Culture

Shell Game

Breaking into a filled chocolate egg is a delicious Easter tradition.

By Allison Engel


Published on April 6, 2007

Receiving a Lagomarcino filled Easter egg," says Tom Lagomarcino, a second-generation candymaker based in Moline, Illinois, "is like getting a box of chocolates and being able to eat the box." The company's hand-textured eggshells consist of chocolate tops and bottoms glued together with more chocolate. When broken open, they reveal an assortment of exquisite homemade chocolate creams, nut clusters, and (in the three largest sizes) dipped fruits, all individually wrapped in tiny squares of white confectionery paper.

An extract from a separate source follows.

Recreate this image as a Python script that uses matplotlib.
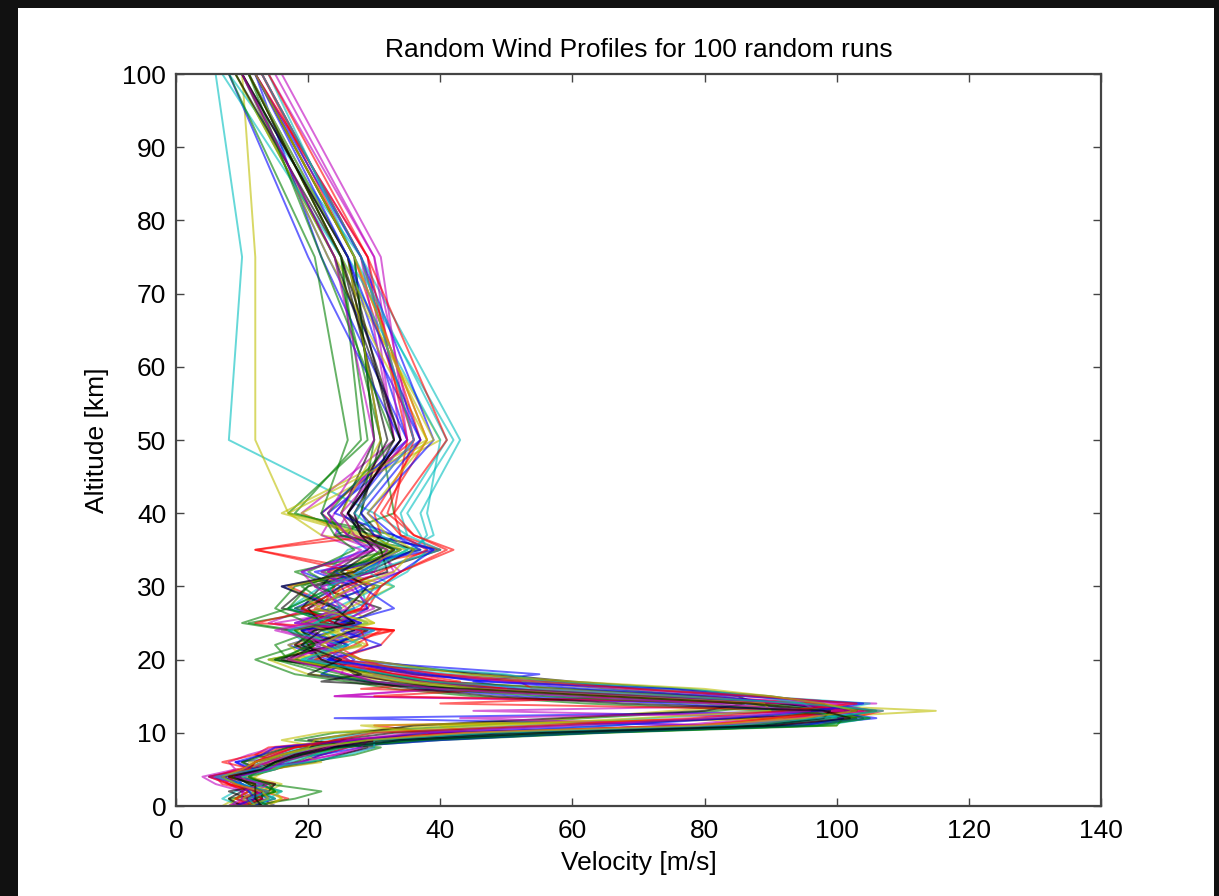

Angelo Lagomarcino, an immigrant from Liguria, in northern Italy, founded his jewel-like candy shop and soda fountain, with its mahogany booths, decorative lamps, and snowflake-patterned tile floor, in Moline in 1908. Not long thereafter, he introduced his customers to the filled Easter egg, a European tradition that had never really caught on in the United States—perhaps because it was just too labor intensive. Today, the eggs are a Lagomarcino signature. Many customers order one every year as a centerpiece for their Easter supper; standard protocol is to cut off the tip of the egg after the meal so that guests may nibble on the shell and the goodies inside. And more than once a romantic patron has asked Lagomarcino's to hide a diamond ring among the chocolates.

The eggs come in five sizes, with either a milk- or a dark-chocolate shell. The largest egg, which resembles a football, weighs in at about 3 1/2 pounds, contains approximately 70 pieces of chocolate; the smallest is about 14 ounces, and holds 20 or so confections. The shop also makes special eggs for children that are filled with a mix of jelly beans, M&M's, and candy chicks and bunnies.